>> BEGIN SOURCE DATA

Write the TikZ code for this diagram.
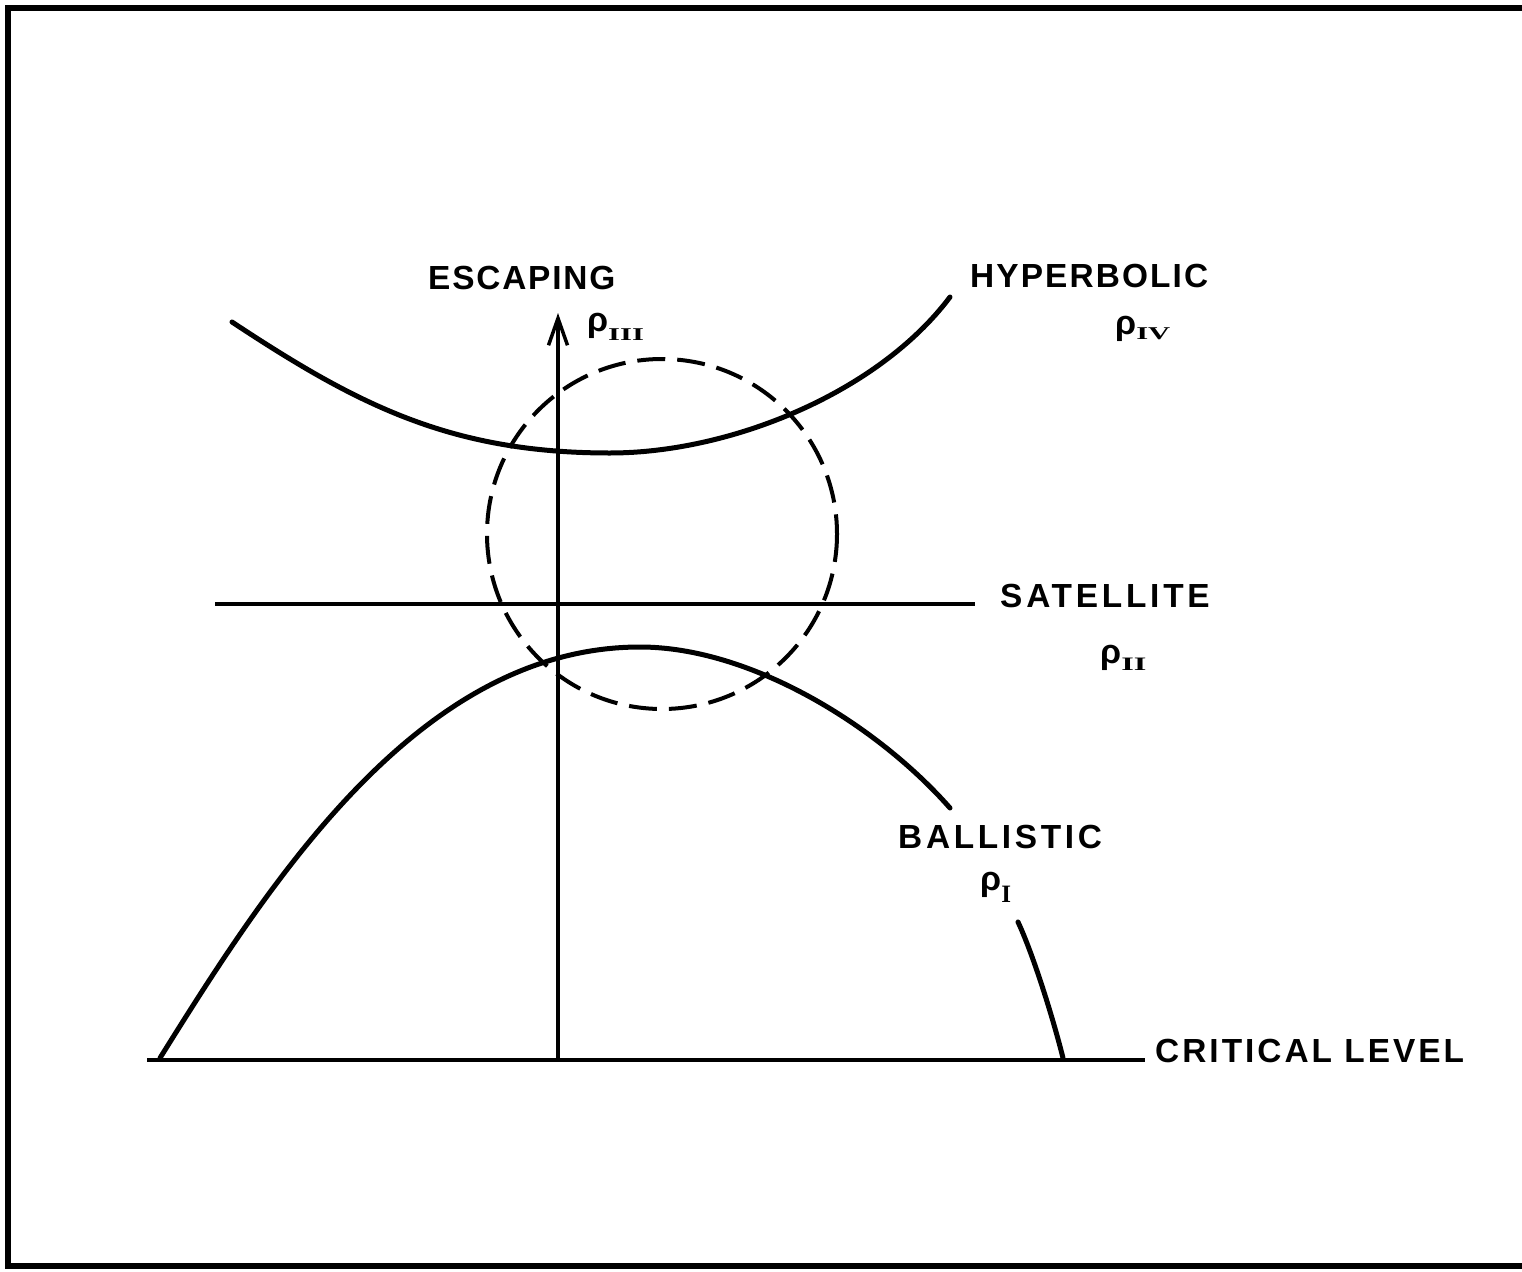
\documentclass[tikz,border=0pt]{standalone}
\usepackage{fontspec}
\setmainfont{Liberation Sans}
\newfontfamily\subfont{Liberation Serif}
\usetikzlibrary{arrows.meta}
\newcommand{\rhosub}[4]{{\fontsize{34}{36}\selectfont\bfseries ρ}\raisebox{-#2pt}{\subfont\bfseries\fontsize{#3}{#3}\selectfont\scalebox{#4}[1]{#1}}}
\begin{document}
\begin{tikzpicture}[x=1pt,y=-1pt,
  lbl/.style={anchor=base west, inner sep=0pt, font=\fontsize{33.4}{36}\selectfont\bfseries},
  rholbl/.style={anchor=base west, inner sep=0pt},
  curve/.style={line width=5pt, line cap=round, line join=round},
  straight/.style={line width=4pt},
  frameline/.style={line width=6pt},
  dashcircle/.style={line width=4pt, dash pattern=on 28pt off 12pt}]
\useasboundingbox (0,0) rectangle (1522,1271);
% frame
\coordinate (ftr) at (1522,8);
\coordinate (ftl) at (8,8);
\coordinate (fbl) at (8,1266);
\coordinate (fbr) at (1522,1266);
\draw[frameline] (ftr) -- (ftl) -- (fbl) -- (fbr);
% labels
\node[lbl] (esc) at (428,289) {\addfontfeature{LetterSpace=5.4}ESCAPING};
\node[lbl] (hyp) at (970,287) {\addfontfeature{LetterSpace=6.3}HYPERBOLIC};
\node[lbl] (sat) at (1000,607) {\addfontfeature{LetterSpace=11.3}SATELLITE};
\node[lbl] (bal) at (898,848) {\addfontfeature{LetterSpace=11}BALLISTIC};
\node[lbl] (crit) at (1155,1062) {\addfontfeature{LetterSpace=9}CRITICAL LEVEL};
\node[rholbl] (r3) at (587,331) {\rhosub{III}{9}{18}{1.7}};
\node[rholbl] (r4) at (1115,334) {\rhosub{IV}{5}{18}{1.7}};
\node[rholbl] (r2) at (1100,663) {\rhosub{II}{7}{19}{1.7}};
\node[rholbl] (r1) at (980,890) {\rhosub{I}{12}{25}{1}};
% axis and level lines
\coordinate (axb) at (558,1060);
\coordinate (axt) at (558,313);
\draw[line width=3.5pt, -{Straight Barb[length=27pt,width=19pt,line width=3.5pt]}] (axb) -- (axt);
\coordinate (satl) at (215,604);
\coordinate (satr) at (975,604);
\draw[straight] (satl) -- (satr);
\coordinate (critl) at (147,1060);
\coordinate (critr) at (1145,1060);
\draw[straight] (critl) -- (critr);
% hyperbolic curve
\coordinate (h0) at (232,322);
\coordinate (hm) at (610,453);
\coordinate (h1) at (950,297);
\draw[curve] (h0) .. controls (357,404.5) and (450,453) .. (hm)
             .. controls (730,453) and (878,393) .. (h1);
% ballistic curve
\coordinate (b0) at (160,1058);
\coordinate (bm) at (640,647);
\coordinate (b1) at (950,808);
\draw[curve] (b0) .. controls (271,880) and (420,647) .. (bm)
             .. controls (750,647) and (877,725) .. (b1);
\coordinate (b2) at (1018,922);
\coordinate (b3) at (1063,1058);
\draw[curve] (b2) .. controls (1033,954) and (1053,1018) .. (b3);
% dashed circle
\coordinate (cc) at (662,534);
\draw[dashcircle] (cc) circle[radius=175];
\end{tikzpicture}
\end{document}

>> END SOURCE DATA

• _WRITTEN INSTRUCTION_
Exclude the images and reproduce the remaining data exactly.

• _EXERCISE RESPONSE_
Write the TikZ code for this diagram.
\documentclass[tikz,border=0pt]{standalone}
\usepackage{fontspec}
\setmainfont{Liberation Sans}
\newfontfamily\subfont{Liberation Serif}
\usetikzlibrary{arrows.meta}
\newcommand{\rhosub}[4]{{\fontsize{34}{36}\selectfont\bfseries ρ}\raisebox{-#2pt}{\subfont\bfseries\fontsize{#3}{#3}\selectfont\scalebox{#4}[1]{#1}}}
\begin{document}
\begin{tikzpicture}[x=1pt,y=-1pt,
  lbl/.style={anchor=base west, inner sep=0pt, font=\fontsize{33.4}{36}\selectfont\bfseries},
  rholbl/.style={anchor=base west, inner sep=0pt},
  curve/.style={line width=5pt, line cap=round, line join=round},
  straight/.style={line width=4pt},
  frameline/.style={line width=6pt},
  dashcircle/.style={line width=4pt, dash pattern=on 28pt off 12pt}]
\useasboundingbox (0,0) rectangle (1522,1271);
% frame
\coordinate (ftr) at (1522,8);
\coordinate (ftl) at (8,8);
\coordinate (fbl) at (8,1266);
\coordinate (fbr) at (1522,1266);
\draw[frameline] (ftr) -- (ftl) -- (fbl) -- (fbr);
% labels
\node[lbl] (esc) at (428,289) {\addfontfeature{LetterSpace=5.4}ESCAPING};
\node[lbl] (hyp) at (970,287) {\addfontfeature{LetterSpace=6.3}HYPERBOLIC};
\node[lbl] (sat) at (1000,607) {\addfontfeature{LetterSpace=11.3}SATELLITE};
\node[lbl] (bal) at (898,848) {\addfontfeature{LetterSpace=11}BALLISTIC};
\node[lbl] (crit) at (1155,1062) {\addfontfeature{LetterSpace=9}CRITICAL LEVEL};
\node[rholbl] (r3) at (587,331) {\rhosub{III}{9}{18}{1.7}};
\node[rholbl] (r4) at (1115,334) {\rhosub{IV}{5}{18}{1.7}};
\node[rholbl] (r2) at (1100,663) {\rhosub{II}{7}{19}{1.7}};
\node[rholbl] (r1) at (980,890) {\rhosub{I}{12}{25}{1}};
% axis and level lines
\coordinate (axb) at (558,1060);
\coordinate (axt) at (558,313);
\draw[line width=3.5pt, -{Straight Barb[length=27pt,width=19pt,line width=3.5pt]}] (axb) -- (axt);
\coordinate (satl) at (215,604);
\coordinate (satr) at (975,604);
\draw[straight] (satl) -- (satr);
\coordinate (critl) at (147,1060);
\coordinate (critr) at (1145,1060);
\draw[straight] (critl) -- (critr);
% hyperbolic curve
\coordinate (h0) at (232,322);
\coordinate (hm) at (610,453);
\coordinate (h1) at (950,297);
\draw[curve] (h0) .. controls (357,404.5) and (450,453) .. (hm)
             .. controls (730,453) and (878,393) .. (h1);
% ballistic curve
\coordinate (b0) at (160,1058);
\coordinate (bm) at (640,647);
\coordinate (b1) at (950,808);
\draw[curve] (b0) .. controls (271,880) and (420,647) .. (bm)
             .. controls (750,647) and (877,725) .. (b1);
\coordinate (b2) at (1018,922);
\coordinate (b3) at (1063,1058);
\draw[curve] (b2) .. controls (1033,954) and (1053,1018) .. (b3);
% dashed circle
\coordinate (cc) at (662,534);
\draw[dashcircle] (cc) circle[radius=175];
\end{tikzpicture}
\end{document}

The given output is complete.